In the wake of soaring mortgage costs, some Canadian home sellers are grappling with an unexpected challenge – a dearth of interested buyers. Benjamin Tal, deputy chief economist at CIBC World Markets, has characterized the current state of Canada's housing market as undergoing "a very healthy correction," with supply outstripping demand, creating a market that's seemingly favorable to buyers, yet paradoxically lacking interested parties.


Tal, in a recent television interview with BNN Bloomberg, emphasized the magnitude of the challenges facing Canada's housing market, stating that it is undergoing its "biggest test" since the 1991 recession. The crux of the issue lies in the juxtaposition of declining home sales and a simultaneous surge in property listings, creating what Tal aptly describes as "a buyers’ market with no buyers."
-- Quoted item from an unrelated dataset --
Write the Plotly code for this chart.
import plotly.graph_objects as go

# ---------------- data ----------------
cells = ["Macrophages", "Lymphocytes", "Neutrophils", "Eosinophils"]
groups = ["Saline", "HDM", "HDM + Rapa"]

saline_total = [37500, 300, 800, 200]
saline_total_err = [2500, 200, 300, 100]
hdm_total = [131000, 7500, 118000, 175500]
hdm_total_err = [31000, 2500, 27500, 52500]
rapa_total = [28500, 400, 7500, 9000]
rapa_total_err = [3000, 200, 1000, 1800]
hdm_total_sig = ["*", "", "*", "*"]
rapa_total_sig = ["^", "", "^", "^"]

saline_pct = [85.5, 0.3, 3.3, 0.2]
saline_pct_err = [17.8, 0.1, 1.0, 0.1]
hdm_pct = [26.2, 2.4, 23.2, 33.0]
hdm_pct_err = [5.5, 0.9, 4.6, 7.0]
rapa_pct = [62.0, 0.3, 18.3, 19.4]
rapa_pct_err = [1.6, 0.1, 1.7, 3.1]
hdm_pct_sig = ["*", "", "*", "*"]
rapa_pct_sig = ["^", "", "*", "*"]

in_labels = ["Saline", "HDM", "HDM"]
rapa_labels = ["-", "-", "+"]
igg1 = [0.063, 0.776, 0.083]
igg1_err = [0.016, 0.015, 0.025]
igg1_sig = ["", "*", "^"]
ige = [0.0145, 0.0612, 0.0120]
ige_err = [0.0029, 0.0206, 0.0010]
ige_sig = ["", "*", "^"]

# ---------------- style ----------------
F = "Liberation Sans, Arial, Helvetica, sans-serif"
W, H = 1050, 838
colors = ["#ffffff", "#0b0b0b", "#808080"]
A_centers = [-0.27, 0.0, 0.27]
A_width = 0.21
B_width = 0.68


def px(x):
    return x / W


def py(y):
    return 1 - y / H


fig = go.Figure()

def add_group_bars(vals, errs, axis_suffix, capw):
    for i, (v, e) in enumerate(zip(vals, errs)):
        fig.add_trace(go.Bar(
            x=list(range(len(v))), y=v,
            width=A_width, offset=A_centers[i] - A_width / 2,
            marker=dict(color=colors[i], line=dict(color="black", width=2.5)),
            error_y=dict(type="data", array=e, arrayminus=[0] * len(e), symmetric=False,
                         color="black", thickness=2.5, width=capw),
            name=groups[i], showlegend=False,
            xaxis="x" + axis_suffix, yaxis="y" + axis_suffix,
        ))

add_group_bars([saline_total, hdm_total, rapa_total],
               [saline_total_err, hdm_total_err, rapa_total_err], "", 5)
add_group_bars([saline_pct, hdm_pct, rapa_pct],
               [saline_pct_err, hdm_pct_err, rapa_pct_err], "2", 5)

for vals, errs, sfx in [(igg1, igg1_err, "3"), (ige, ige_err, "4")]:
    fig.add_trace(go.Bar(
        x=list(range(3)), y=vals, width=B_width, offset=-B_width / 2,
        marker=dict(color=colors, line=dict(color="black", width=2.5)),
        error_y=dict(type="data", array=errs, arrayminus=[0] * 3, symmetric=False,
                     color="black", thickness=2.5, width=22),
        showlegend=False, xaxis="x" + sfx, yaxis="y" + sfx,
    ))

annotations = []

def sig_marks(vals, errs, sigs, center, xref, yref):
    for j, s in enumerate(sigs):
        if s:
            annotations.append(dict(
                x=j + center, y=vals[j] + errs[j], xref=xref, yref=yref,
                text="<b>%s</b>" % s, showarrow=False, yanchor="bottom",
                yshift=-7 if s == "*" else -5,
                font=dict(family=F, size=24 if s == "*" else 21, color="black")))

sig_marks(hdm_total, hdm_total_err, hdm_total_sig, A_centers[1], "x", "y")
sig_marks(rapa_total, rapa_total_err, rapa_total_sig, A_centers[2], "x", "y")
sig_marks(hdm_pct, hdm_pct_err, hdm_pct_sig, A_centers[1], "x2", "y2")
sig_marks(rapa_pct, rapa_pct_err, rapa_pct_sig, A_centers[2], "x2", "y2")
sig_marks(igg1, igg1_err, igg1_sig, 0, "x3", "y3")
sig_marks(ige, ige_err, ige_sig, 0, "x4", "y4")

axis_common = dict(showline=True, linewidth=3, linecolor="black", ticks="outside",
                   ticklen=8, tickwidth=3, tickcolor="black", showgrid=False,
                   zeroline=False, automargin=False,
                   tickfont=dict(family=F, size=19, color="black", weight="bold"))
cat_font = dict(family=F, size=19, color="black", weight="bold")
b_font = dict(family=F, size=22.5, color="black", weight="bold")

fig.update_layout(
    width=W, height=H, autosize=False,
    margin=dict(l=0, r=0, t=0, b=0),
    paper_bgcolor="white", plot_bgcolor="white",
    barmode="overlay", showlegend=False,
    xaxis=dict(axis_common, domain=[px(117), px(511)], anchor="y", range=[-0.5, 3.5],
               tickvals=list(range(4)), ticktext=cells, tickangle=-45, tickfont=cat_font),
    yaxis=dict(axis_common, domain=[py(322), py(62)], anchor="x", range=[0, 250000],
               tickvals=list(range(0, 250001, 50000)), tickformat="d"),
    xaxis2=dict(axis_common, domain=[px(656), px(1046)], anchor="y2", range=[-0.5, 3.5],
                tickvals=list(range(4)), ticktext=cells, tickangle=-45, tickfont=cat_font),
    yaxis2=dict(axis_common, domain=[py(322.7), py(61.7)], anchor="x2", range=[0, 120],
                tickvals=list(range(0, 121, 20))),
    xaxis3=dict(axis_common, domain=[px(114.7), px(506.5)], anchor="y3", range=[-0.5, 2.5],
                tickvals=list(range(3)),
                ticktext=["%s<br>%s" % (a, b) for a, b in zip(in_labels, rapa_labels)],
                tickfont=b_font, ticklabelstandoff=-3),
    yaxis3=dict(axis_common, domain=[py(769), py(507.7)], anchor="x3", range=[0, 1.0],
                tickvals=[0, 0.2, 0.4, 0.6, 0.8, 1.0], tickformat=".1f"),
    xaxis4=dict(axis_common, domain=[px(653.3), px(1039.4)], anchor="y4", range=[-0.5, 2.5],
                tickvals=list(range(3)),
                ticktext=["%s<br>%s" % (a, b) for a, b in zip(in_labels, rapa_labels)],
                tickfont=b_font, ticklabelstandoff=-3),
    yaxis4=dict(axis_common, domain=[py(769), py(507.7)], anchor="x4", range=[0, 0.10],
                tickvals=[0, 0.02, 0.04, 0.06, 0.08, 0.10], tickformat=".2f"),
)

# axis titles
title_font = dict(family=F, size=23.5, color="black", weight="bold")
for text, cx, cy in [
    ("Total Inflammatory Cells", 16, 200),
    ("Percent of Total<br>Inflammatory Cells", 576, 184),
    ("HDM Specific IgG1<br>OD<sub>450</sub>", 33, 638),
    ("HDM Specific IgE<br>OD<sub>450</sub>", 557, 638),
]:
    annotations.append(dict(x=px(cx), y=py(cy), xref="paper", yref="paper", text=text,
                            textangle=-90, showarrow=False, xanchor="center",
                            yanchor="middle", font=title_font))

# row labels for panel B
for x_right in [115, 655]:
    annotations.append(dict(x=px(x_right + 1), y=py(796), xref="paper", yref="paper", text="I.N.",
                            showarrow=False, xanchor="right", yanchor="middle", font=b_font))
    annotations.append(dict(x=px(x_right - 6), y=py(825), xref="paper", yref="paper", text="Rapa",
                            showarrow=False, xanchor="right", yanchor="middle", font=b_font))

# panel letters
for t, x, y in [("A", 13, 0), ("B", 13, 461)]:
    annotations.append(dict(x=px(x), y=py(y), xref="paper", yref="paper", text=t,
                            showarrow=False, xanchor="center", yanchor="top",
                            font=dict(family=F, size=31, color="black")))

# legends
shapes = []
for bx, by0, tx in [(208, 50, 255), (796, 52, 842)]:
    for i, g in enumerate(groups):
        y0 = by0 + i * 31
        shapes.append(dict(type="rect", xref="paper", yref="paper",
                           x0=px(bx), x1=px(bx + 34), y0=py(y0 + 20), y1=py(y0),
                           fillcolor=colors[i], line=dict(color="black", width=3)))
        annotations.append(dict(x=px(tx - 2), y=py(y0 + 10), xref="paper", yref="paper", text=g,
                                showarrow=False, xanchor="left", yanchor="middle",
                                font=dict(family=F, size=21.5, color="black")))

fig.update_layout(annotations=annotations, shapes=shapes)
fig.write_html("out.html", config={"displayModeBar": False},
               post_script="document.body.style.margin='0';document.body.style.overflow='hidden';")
One factor that had previously sustained housing prices was the scarcity of listings, but this trend is now reversing. High-interest rates and additional costs are exerting pressure on homeowners, leading to an increase in listings and subsequently contributing to the shift in market dynamics.


According to Tal, the correction currently unfolding is a positive development. He pointed out that during the COVID-19 pandemic, housing prices surged by a staggering 45 percent, and what is currently observed is a "very healthy correction."
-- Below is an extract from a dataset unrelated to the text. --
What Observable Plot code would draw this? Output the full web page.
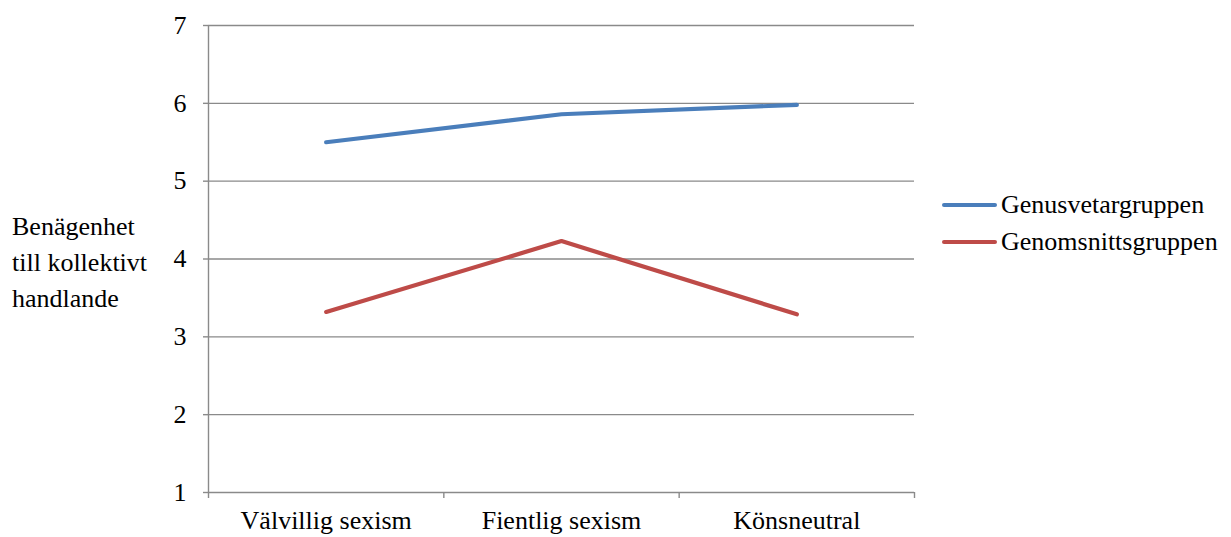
<!DOCTYPE html>
<html><head><meta charset="utf-8">
<script src="https://cdn.jsdelivr.net/npm/d3@7"></script>
<script src="https://cdn.jsdelivr.net/npm/@observablehq/plot@0.6"></script>
<style>
body{margin:0;background:#fff;font-family:"Liberation Serif","Times New Roman",serif;}
#wrap{position:relative;width:1231px;height:537px;}
#chart svg, #chart svg text{font-family:"Liberation Serif",serif !important;font-size:26px !important;fill:#000;}
#ylab{position:absolute;left:12px;top:209px;font-size:26px;line-height:36px;color:#000;white-space:nowrap;}
#legend{position:absolute;left:942px;top:186px;font-size:26px;color:#000;white-space:nowrap;}
.li{display:flex;align-items:center;height:37px;line-height:37px;}
.sw{width:55px;height:4px;border-radius:2px;margin-right:4px;}
</style></head><body>
<div id="wrap"><div id="chart"></div>
<div id="ylab">Benägenhet<br>till kollektivt<br>handlande</div>
<div id="legend"></div></div>
<script>
const categories = ["Välvillig sexism", "Fientlig sexism", "Könsneutral"];
const seriesNames = ["Genusvetargruppen", "Genomsnittsgruppen"];
const genusvetar = [5.50, 5.86, 5.98];
const genomsnitt = [3.32, 4.23, 3.29];
const colors = ["#4a7ebb", "#be4b48"];
const yTicks = [1, 2, 3, 4, 5, 6, 7];

const data = [];
[genusvetar, genomsnitt].forEach((vals, s) => vals.forEach((v, i) => data.push({series: seriesNames[s], x: i + 0.5, y: v})));

const grid = "#8a8a8a";
const chart = Plot.plot({
  width: 1231, height: 537,
  marginLeft: 208, marginRight: 317, marginTop: 25, marginBottom: 45,
  style: {background: "#fff", color: "#000"},
  x: {domain: [0, categories.length]},
  y: {domain: [1, 7]},
  color: {domain: seriesNames, range: colors},
  marks: [
    Plot.ruleY(yTicks.slice(1), {stroke: grid, strokeWidth: 1.4}),
    Plot.ruleY([1], {stroke: grid, strokeWidth: 1.4}),
    Plot.ruleX([0], {stroke: grid, strokeWidth: 1.4}),
    Plot.axisY({ticks: yTicks, tickSize: 5, tickPadding: 17, tickFormat: d3.format("d"), stroke: grid, strokeWidth: 1.4, label: null}),
    Plot.axisX({ticks: d3.range(categories.length + 1), tickSize: 6, tickFormat: () => "", stroke: grid, strokeWidth: 1.4, label: null}),
    Plot.axisX({ticks: categories.map((c, i) => i + 0.5), tickSize: 0, tickPadding: 18, tickFormat: d => categories[Math.floor(d)], label: null}),
    Plot.line(data, {x: "x", y: "y", z: "series", stroke: "series", strokeWidth: 4.2, strokeLinecap: "round"})
  ]
});
document.getElementById("chart").appendChild(chart);
const lg = document.getElementById("legend");
seriesNames.forEach((n, i) => {
  const d = document.createElement("div"); d.className = "li";
  d.innerHTML = `<span class="sw" style="background:${colors[i]}"></span><span>${n}</span>`;
  lg.appendChild(d);
});
</script></body></html>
Looking ahead to 2024, James Laird, co-CEO of Ratehub.ca and president of CanWise mortgage lender, anticipates a modest increase in home prices. Laird cites strong immigration numbers and an expected decline in interest rates as key factors influencing this projection. The federal government's target of welcoming 485,000 newcomers in 2024 is expected to further stimulate housing demand.


However, the condominium market is taking the brunt of the current slowdown. Tal emphasized that investors are rapidly pulling out of the condo space, even as construction continues based on past demand levels. This misalignment between supply and demand is a recipe for a slowdown, especially in the condo sector.


Despite the current challenges, Tal issued a cautionary note about the potential long-term repercussions. The slowdown, if prolonged, could dissuade new construction projects, exacerbating Canada's housing supply shortage. This, in turn, could drive prices up again when demand returns in the future. Tal highlighted the risk, stating, "Two years from now when interest rates are lower and demand is there … the supply of new units will not be there," underscoring the cyclical nature of the housing market.


In conclusion, Canada's housing market is navigating uncharted waters, facing a confluence of factors that are reshaping its landscape. While the current scenario may seem bleak for sellers, economists like Tal suggest that the correction is a necessary step towards a more sustainable and balanced housing market in the long run.